In Tagalog, there is a particle called a linker or a ligature, with two forms: na and -ng /-ŋ/. The ligature's main function is to link modifiers (like adjectives and adverbs) and the words that they are modifying.
This ligature is found in other languages in the Austronesian language family. My question is, what other languages outside of Austronesian have such a particle with a similar function? I am mainly interested in how widespread it is, and if there are any theories as to its diachronic origin in these other languages.
The Bantu language Kinande has a somewhat peculiar condition that two object NPs in the VP must be separated by what is traditionally called an "associative" morpheme, which was terms a "linker" by Mutaka in an unpublished 1985 paper. This is where the term comes from, as far as I know.
This is discussed in a number of subsequent papers by Baker & Collins (2006), Schneider-Zioga (various); and also documented in Baker & Collins for Ju /'hoasi. The function of that kind of linker is similar to but not the same as the NP-internal usage found in Iranian (Izafe markers). I think it depends on what the properties of Austronesian "linkers" are that are of interest to you.

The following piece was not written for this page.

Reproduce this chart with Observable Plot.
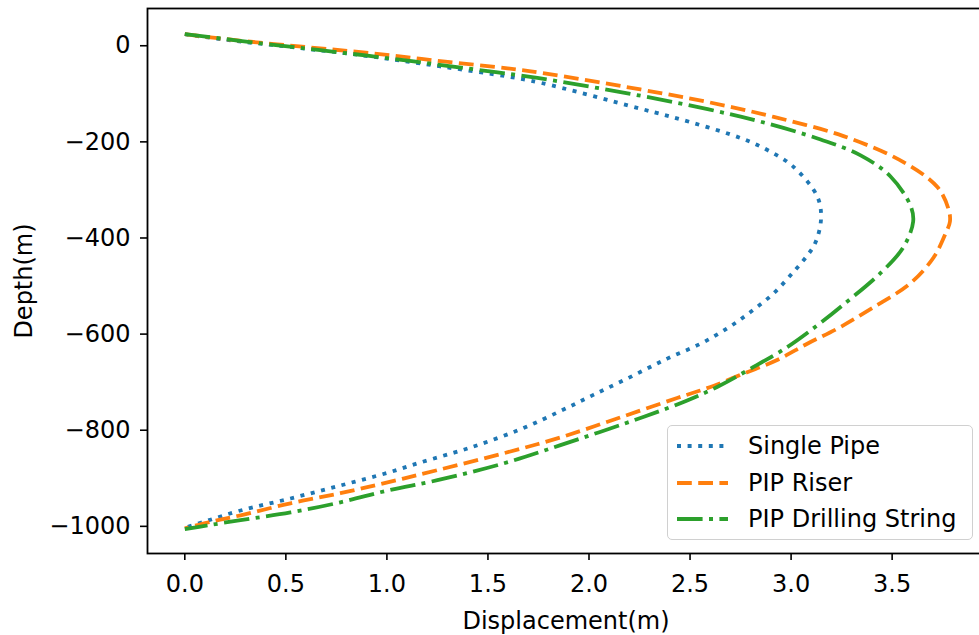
<!DOCTYPE html>
<html>
<head>
<meta charset="utf-8">
<script src="https://cdn.jsdelivr.net/npm/d3@7"></script>
<script src="https://cdn.jsdelivr.net/npm/@observablehq/plot@0.6"></script>
<style>
  html, body { margin: 0; padding: 0; background: white; overflow: hidden; }
  #wrap { position: relative; width: 979px; height: 635px; overflow: hidden; }
  #wrap svg { max-width: none !important; display: block; }
  #legend {
    position: absolute; left: 667px; top: 425px; width: 306px; height: 115px;
    border: 1.5px solid #d0d0d0; border-radius: 5px; background: rgba(255,255,255,0.85);
    font-family: "DejaVu Sans", sans-serif; font-size: 24px; color: #000;
    box-sizing: border-box;
  }
  .row { position: absolute; left: 0; height: 30px; display: flex; align-items: center; }
  .row svg { margin-left: 9px; }
  .row span { margin-left: 20px; line-height: 30px; }
</style>
</head>
<body>
<div id="wrap"></div>
<script>
// ---- data ----
const seriesNames = ["Single Pipe", "PIP Riser", "PIP Drilling String"];
const seriesColors = ["#1f77b4", "#ff7f0e", "#2ca02c"];
const seriesDash = ["4,6.6", "14.8,6.4", "25.6,6.4,4,6.4"];

const dispSingle  = [0.0, 0.191, 0.607, 0.934, 1.265, 1.597, 1.760, 2.255, 2.502, 2.750, 2.883, 3.012, 3.131, 3.148, 3.120, 3.081, 3.013, 2.914, 2.799, 2.684, 2.552, 2.387, 2.206, 2.024, 1.859, 1.661, 1.414, 1.166, 1.008, 0.770, 0.523, 0.276, 0.113, 0.0];
const depthSingle = [24, 13, -6.5, -23, -43, -64, -77, -131, -159, -192, -217, -252, -315, -361, -410, -436, -470, -515, -554, -588, -620, -651, -689, -726, -760, -798, -836, -867, -888, -915, -942, -967, -988, -1003];

const dispRiser  = [0.0, 0.241, 0.607, 0.934, 1.265, 1.597, 1.760, 2.255, 2.587, 2.914, 3.259, 3.556, 3.724, 3.779, 3.786, 3.765, 3.706, 3.591, 3.408, 3.245, 3.080, 2.931, 2.766, 2.601, 2.436, 2.150, 1.859, 1.577, 1.250, 1.008, 0.770, 0.523, 0.276, 0.113, 0.0];
const depthRiser = [24, 12, -3, -16, -32, -47, -56, -91, -117, -148, -188, -242, -294, -340, -366, -390, -440, -494, -544, -585, -620, -654, -682, -710, -733, -774, -815, -848, -883, -908, -931, -952, -977, -992, -1004];

const dispDrill  = [0.0, 0.439, 0.770, 1.102, 1.429, 1.745, 2.255, 2.587, 2.849, 3.131, 3.344, 3.492, 3.591, 3.604, 3.556, 3.450, 3.255, 3.129, 2.981, 2.799, 2.634, 2.486, 2.272, 1.859, 1.577, 1.250, 1.008, 0.770, 0.523, 0.276, 0.113, 0.0];
const depthDrill = [24, 2, -14, -31, -49, -67, -104, -132, -158, -193, -228, -272, -333, -366, -419, -470, -540, -582, -627, -672, -710, -738, -772, -831, -869, -904, -925, -950, -971, -987, -998, -1006];

const xTicks = [0.0, 0.5, 1.0, 1.5, 2.0, 2.5, 3.0, 3.5];
const yTicks = [0, -200, -400, -600, -800, -1000];

// ---- build table ----
const allDisp = [dispSingle, dispRiser, dispDrill];
const allDepth = [depthSingle, depthRiser, depthDrill];
const rows = [];
seriesNames.forEach((name, i) => {
  allDisp[i].forEach((d, j) => rows.push({series: name, disp: d, depth: allDepth[i][j]}));
});

const font = "'DejaVu Sans', sans-serif";
const fmtY = d => String(d).replace("-", "\u2212");

const lineMarks = seriesNames.map((name, i) =>
  Plot.line(rows.filter(r => r.series === name), {
    x: "disp", y: "depth",
    stroke: seriesColors[i], strokeWidth: 3.8,
    strokeDasharray: seriesDash[i], strokeLinecap: "butt",
    curve: "catmull-rom"
  })
);

const chart = Plot.plot({
  width: 984, height: 635,
  marginLeft: 147, marginRight: 0, marginTop: 8, marginBottom: 82,
  style: {fontFamily: font, fontSize: "24px", color: "#000", background: "white", overflow: "visible"},
  x: {domain: [-0.1846, 3.957]},
  y: {domain: [-1056.5, 77.5]},
  marks: [
    ...lineMarks,
    Plot.frame({stroke: "#000", strokeWidth: 1.8}),
    Plot.axisX({anchor: "bottom", ticks: xTicks, tickFormat: d3.format(".1f"), tickSize: 7, tickPadding: 14, strokeWidth: 1.6,
      fontSize: 24, fontFamily: font, label: "Displacement(m)", labelAnchor: "center", labelOffset: 75, labelArrow: "none"}),
    Plot.axisY({anchor: "left", ticks: yTicks, tickFormat: fmtY, tickSize: 7, tickPadding: 10, strokeWidth: 1.6,
      fontSize: 24, fontFamily: font, label: "Depth(m)", labelAnchor: "center", labelOffset: 133, labelArrow: "none"})
  ]
});
document.getElementById("wrap").appendChild(chart);

// ---- legend ----
const legend = document.createElement("div");
legend.id = "legend";
const rowTops = [5, 42, 78];
seriesNames.forEach((name, i) => {
  const r = document.createElement("div");
  r.className = "row";
  r.style.top = rowTops[i] + "px";
  r.innerHTML = `<svg width="51" height="10"><line x1="0" y1="5" x2="51" y2="5" stroke="${seriesColors[i]}" stroke-width="3.8" stroke-dasharray="${seriesDash[i]}" stroke-linecap="butt"/></svg><span>${name}</span>`;
  legend.appendChild(r);
});
document.getElementById("wrap").appendChild(legend);
</script>
</body>
</html>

Japanese has a class of adjectives often called in English "-na adjectives". When used attributively, these take the particle na between the adjective and the following modified noun.
静かな人 shizuka na hito
quiet [ATTRIBUTIVE PARTICLE] person
Despite the surface similarity to Tagalog's na ligature, the Japanese particle arose from a contraction or fusion of construction ni aru (obsolete, now only found in historical writings) → naru (archaic, still used in poetic or formal writing) → na. In the original ni aru form, ni is an adverbial particle, and aru is the attributive form of the ancient copular verb ari.